* **Given data**:
>> start

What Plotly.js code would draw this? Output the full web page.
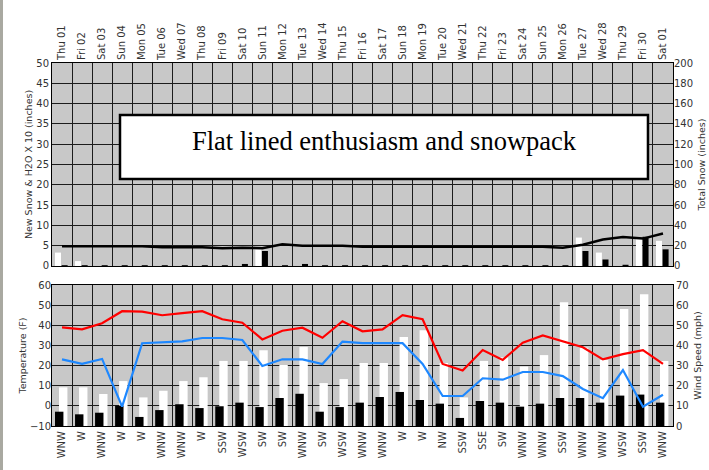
<!DOCTYPE html>
<html>
<head>
<meta charset="utf-8">
<script src="https://cdn.plot.ly/plotly-3.0.1.min.js"></script>
<style>
html,body{margin:0;padding:0;background:#fff;}
#edge{position:absolute;left:0;top:0;width:3px;height:470px;background:#a9a9a1;z-index:5;}
#chart{width:709px;height:470px;}
</style>
</head>
<body>
<div id="edge"></div>
<div id="chart"></div>
<script>
const dates = ["Thu 01","Fri 02","Sat 03","Sun 04","Mon 05","Tue 06","Wed 07","Thu 08","Fri 09","Sat 10","Sun 11","Mon 12","Tue 13","Wed 14","Thu 15","Fri 16","Sat 17","Sun 18","Mon 19","Tue 20","Wed 21","Thu 22","Fri 23","Sat 24","Sun 25","Mon 26","Tue 27","Wed 28","Thu 29","Fri 30","Sat 01"];
const windDirs = ["WNW","W","WNW","W","W","WNW","WNW","W","SSW","WSW","SW","SW","WNW","SW","WSW","WNW","WNW","W","W","NW","SSW","SSE","SW","WNW","WNW","SSW","WNW","WNW","WSW","SSW","WNW"];
const newSnow = [3.3,1.2,0,0,0,0,0,0,0,0,4.1,0,0,0,0,0,0,0,0,0,0,0,0,0,0,0,7.0,3.3,0,6.6,6.2];
const h2oX10 = [0.2,0.2,0.2,0.2,0.2,0.2,0.2,0.2,0.2,0.5,3.7,0.2,0.5,0.2,0.2,0.2,0.2,0.2,0.2,0.2,0.2,0.2,0.2,0.2,0.2,0.2,3.7,1.6,0.3,7.2,4.1];
const totalSnow = [19.5,19.5,19.5,19.5,19.5,18.5,18.5,18.5,17.5,18,17.5,21.5,20,20,20,19,19,19,19,19,19,19,19,19,19,18,21,26,28.5,27,32];
const hiTemp = [39,38,41,47,46.8,45,46,47,43,41.3,33,37.3,38.8,33.8,42,37,38,45,43,20.8,17.5,27.7,22.8,31.4,35,32.2,29.1,23.1,25.7,27.7,20.8];
const loTemp = [23.1,20.9,23.3,-0.4,31.1,31.7,32,33.7,33.7,32.7,19.8,23.1,23.1,20.8,31.9,31.1,31.1,31.1,20.8,4.9,4.9,13.7,13,16.8,16.8,14.8,8.4,3.8,17.8,-0.4,5.5];
const windGust = [19.2,19.2,15.9,22.3,14.2,17.5,22.3,24.2,32.3,32.3,37.6,30.3,39.2,21.3,23.3,31.3,31.3,44.2,47.5,31.3,14.2,32.3,34.1,29.5,35.2,61.4,38.9,32.8,58.1,65.4,32.3];
const windSpeed = [7.1,5.8,6.6,10.1,4.5,7.9,10.8,8.9,9.8,11.6,9.4,13.9,16.0,7.1,9.4,11.6,14.4,16.9,12.9,11.1,4.0,12.4,11.6,9.6,11.1,13.9,13.9,11.6,15.1,15.6,11.6];

const tickFont = {family:"DejaVu Sans", size:10, color:"#333"};
const titleFont = {family:"DejaVu Sans", size:9.5, color:"#333"};
const grid = "#1c1c1c";

const traces = [
  {type:"bar", x:dates, y:newSnow, xaxis:"x", yaxis:"y", marker:{color:"#ffffff"}, offset:-0.35, width:0.3, hoverinfo:"none"},
  {type:"bar", x:dates, y:h2oX10, xaxis:"x", yaxis:"y", marker:{color:"#000000"}, offset:-0.02, width:0.3, hoverinfo:"none"},
  {type:"scatter", mode:"lines", x:dates, y:totalSnow, xaxis:"x", yaxis:"y3", line:{color:"#000", width:2.5}, hoverinfo:"none"},
  {type:"bar", x:dates, y:windGust, xaxis:"x2", yaxis:"y2", marker:{color:"#ffffff"}, offset:-0.15, width:0.42, hoverinfo:"none"},
  {type:"bar", x:dates, y:windSpeed, xaxis:"x2", yaxis:"y2", marker:{color:"#000000"}, offset:-0.35, width:0.42, hoverinfo:"none"},
  {type:"scatter", mode:"lines", x:dates, y:hiTemp, xaxis:"x2", yaxis:"y4", line:{color:"#ff0000", width:2.2}, hoverinfo:"none"},
  {type:"scatter", mode:"lines", x:dates, y:loTemp, xaxis:"x2", yaxis:"y4", line:{color:"#1e88ff", width:2.2}, hoverinfo:"none"}
];

const layout = {
  width:709, height:470,
  margin:{l:52, r:36, t:63, b:44},
  paper_bgcolor:"#ffffff", plot_bgcolor:"#c8c8c8",
  showlegend:false,
  barmode:"overlay",
  title:{text:"Flat lined enthusiasm and snowpack", font:{family:"Liberation Serif", size:26.5, color:"#000"}, x:0.5416, xanchor:"center", y:0.70, yanchor:"middle"},
  xaxis:{domain:[0,1], anchor:"y", side:"top", type:"category", tickangle:-90, tickson:"boundaries", ticks:"", showgrid:true, gridcolor:grid, gridwidth:1, showline:true, mirror:true, linecolor:"#000", linewidth:1, tickfont:tickFont},
  yaxis:{domain:[0.4408,1], anchor:"x", range:[0,50], dtick:5, ticks:"", showgrid:true, gridcolor:grid, zeroline:false, showline:true, mirror:true, linecolor:"#000", tickfont:tickFont, title:{text:"New Snow & H2O X 10 (inches)", font:titleFont, standoff:1}},
  yaxis3:{overlaying:"y", anchor:"x", side:"right", range:[0,200], dtick:20, ticks:"", showgrid:false, zeroline:false, tickfont:tickFont, title:{text:"Total Snow (inches)", font:titleFont, standoff:6}},
  xaxis2:{domain:[0,1], anchor:"y2", side:"bottom", type:"category", tickmode:"array", tickvals:dates, ticktext:windDirs, tickangle:-90, tickson:"boundaries", ticks:"", showgrid:true, gridcolor:grid, gridwidth:1, showline:true, mirror:true, linecolor:"#000", tickfont:tickFont},
  yaxis2:{domain:[0,0.3884], anchor:"x2", side:"right", range:[0,70], dtick:10, ticks:"", showgrid:true, gridcolor:grid, zeroline:false, showline:true, mirror:true, linecolor:"#000", tickfont:tickFont, title:{text:"Wind Speed (mph)", font:titleFont, standoff:6}},
  yaxis4:{overlaying:"y2", anchor:"x2", side:"left", range:[-10,60], dtick:10, ticks:"", showgrid:false, zeroline:false, tickfont:tickFont, title:{text:"Temperature (F)", font:titleFont, standoff:1}},
  shapes:[{type:"rect", xref:"paper", yref:"paper", x0:0.1095, x1:0.9597, y0:0.6804, y1:0.8567, fillcolor:"#ffffff", line:{color:"#000", width:2.5}, layer:"above"}]
};

Plotly.newPlot("chart", traces, layout, {staticPlot:true, displayModeBar:false});
</script>
</body>
</html>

>> end

* **Problem requirements**:
Copy every line of the data word for word, omitting the images.

* **The response**:
What Plotly.js code would draw this? Output the full web page.
<!DOCTYPE html>
<html>
<head>
<meta charset="utf-8">
<script src="https://cdn.plot.ly/plotly-3.0.1.min.js"></script>
<style>
html,body{margin:0;padding:0;background:#fff;}
#edge{position:absolute;left:0;top:0;width:3px;height:470px;background:#a9a9a1;z-index:5;}
#chart{width:709px;height:470px;}
</style>
</head>
<body>
<div id="edge"></div>
<div id="chart"></div>
<script>
const dates = ["Thu 01","Fri 02","Sat 03","Sun 04","Mon 05","Tue 06","Wed 07","Thu 08","Fri 09","Sat 10","Sun 11","Mon 12","Tue 13","Wed 14","Thu 15","Fri 16","Sat 17","Sun 18","Mon 19","Tue 20","Wed 21","Thu 22","Fri 23","Sat 24","Sun 25","Mon 26","Tue 27","Wed 28","Thu 29","Fri 30","Sat 01"];
const windDirs = ["WNW","W","WNW","W","W","WNW","WNW","W","SSW","WSW","SW","SW","WNW","SW","WSW","WNW","WNW","W","W","NW","SSW","SSE","SW","WNW","WNW","SSW","WNW","WNW","WSW","SSW","WNW"];
const newSnow = [3.3,1.2,0,0,0,0,0,0,0,0,4.1,0,0,0,0,0,0,0,0,0,0,0,0,0,0,0,7.0,3.3,0,6.6,6.2];
const h2oX10 = [0.2,0.2,0.2,0.2,0.2,0.2,0.2,0.2,0.2,0.5,3.7,0.2,0.5,0.2,0.2,0.2,0.2,0.2,0.2,0.2,0.2,0.2,0.2,0.2,0.2,0.2,3.7,1.6,0.3,7.2,4.1];
const totalSnow = [19.5,19.5,19.5,19.5,19.5,18.5,18.5,18.5,17.5,18,17.5,21.5,20,20,20,19,19,19,19,19,19,19,19,19,19,18,21,26,28.5,27,32];
const hiTemp = [39,38,41,47,46.8,45,46,47,43,41.3,33,37.3,38.8,33.8,42,37,38,45,43,20.8,17.5,27.7,22.8,31.4,35,32.2,29.1,23.1,25.7,27.7,20.8];
const loTemp = [23.1,20.9,23.3,-0.4,31.1,31.7,32,33.7,33.7,32.7,19.8,23.1,23.1,20.8,31.9,31.1,31.1,31.1,20.8,4.9,4.9,13.7,13,16.8,16.8,14.8,8.4,3.8,17.8,-0.4,5.5];
const windGust = [19.2,19.2,15.9,22.3,14.2,17.5,22.3,24.2,32.3,32.3,37.6,30.3,39.2,21.3,23.3,31.3,31.3,44.2,47.5,31.3,14.2,32.3,34.1,29.5,35.2,61.4,38.9,32.8,58.1,65.4,32.3];
const windSpeed = [7.1,5.8,6.6,10.1,4.5,7.9,10.8,8.9,9.8,11.6,9.4,13.9,16.0,7.1,9.4,11.6,14.4,16.9,12.9,11.1,4.0,12.4,11.6,9.6,11.1,13.9,13.9,11.6,15.1,15.6,11.6];

const tickFont = {family:"DejaVu Sans", size:10, color:"#333"};
const titleFont = {family:"DejaVu Sans", size:9.5, color:"#333"};
const grid = "#1c1c1c";

const traces = [
  {type:"bar", x:dates, y:newSnow, xaxis:"x", yaxis:"y", marker:{color:"#ffffff"}, offset:-0.35, width:0.3, hoverinfo:"none"},
  {type:"bar", x:dates, y:h2oX10, xaxis:"x", yaxis:"y", marker:{color:"#000000"}, offset:-0.02, width:0.3, hoverinfo:"none"},
  {type:"scatter", mode:"lines", x:dates, y:totalSnow, xaxis:"x", yaxis:"y3", line:{color:"#000", width:2.5}, hoverinfo:"none"},
  {type:"bar", x:dates, y:windGust, xaxis:"x2", yaxis:"y2", marker:{color:"#ffffff"}, offset:-0.15, width:0.42, hoverinfo:"none"},
  {type:"bar", x:dates, y:windSpeed, xaxis:"x2", yaxis:"y2", marker:{color:"#000000"}, offset:-0.35, width:0.42, hoverinfo:"none"},
  {type:"scatter", mode:"lines", x:dates, y:hiTemp, xaxis:"x2", yaxis:"y4", line:{color:"#ff0000", width:2.2}, hoverinfo:"none"},
  {type:"scatter", mode:"lines", x:dates, y:loTemp, xaxis:"x2", yaxis:"y4", line:{color:"#1e88ff", width:2.2}, hoverinfo:"none"}
];

const layout = {
  width:709, height:470,
  margin:{l:52, r:36, t:63, b:44},
  paper_bgcolor:"#ffffff", plot_bgcolor:"#c8c8c8",
  showlegend:false,
  barmode:"overlay",
  title:{text:"Flat lined enthusiasm and snowpack", font:{family:"Liberation Serif", size:26.5, color:"#000"}, x:0.5416, xanchor:"center", y:0.70, yanchor:"middle"},
  xaxis:{domain:[0,1], anchor:"y", side:"top", type:"category", tickangle:-90, tickson:"boundaries", ticks:"", showgrid:true, gridcolor:grid, gridwidth:1, showline:true, mirror:true, linecolor:"#000", linewidth:1, tickfont:tickFont},
  yaxis:{domain:[0.4408,1], anchor:"x", range:[0,50], dtick:5, ticks:"", showgrid:true, gridcolor:grid, zeroline:false, showline:true, mirror:true, linecolor:"#000", tickfont:tickFont, title:{text:"New Snow & H2O X 10 (inches)", font:titleFont, standoff:1}},
  yaxis3:{overlaying:"y", anchor:"x", side:"right", range:[0,200], dtick:20, ticks:"", showgrid:false, zeroline:false, tickfont:tickFont, title:{text:"Total Snow (inches)", font:titleFont, standoff:6}},
  xaxis2:{domain:[0,1], anchor:"y2", side:"bottom", type:"category", tickmode:"array", tickvals:dates, ticktext:windDirs, tickangle:-90, tickson:"boundaries", ticks:"", showgrid:true, gridcolor:grid, gridwidth:1, showline:true, mirror:true, linecolor:"#000", tickfont:tickFont},
  yaxis2:{domain:[0,0.3884], anchor:"x2", side:"right", range:[0,70], dtick:10, ticks:"", showgrid:true, gridcolor:grid, zeroline:false, showline:true, mirror:true, linecolor:"#000", tickfont:tickFont, title:{text:"Wind Speed (mph)", font:titleFont, standoff:6}},
  yaxis4:{overlaying:"y2", anchor:"x2", side:"left", range:[-10,60], dtick:10, ticks:"", showgrid:false, zeroline:false, tickfont:tickFont, title:{text:"Temperature (F)", font:titleFont, standoff:1}},
  shapes:[{type:"rect", xref:"paper", yref:"paper", x0:0.1095, x1:0.9597, y0:0.6804, y1:0.8567, fillcolor:"#ffffff", line:{color:"#000", width:2.5}, layer:"above"}]
};

Plotly.newPlot("chart", traces, layout, {staticPlot:true, displayModeBar:false});
</script>
</body>
</html>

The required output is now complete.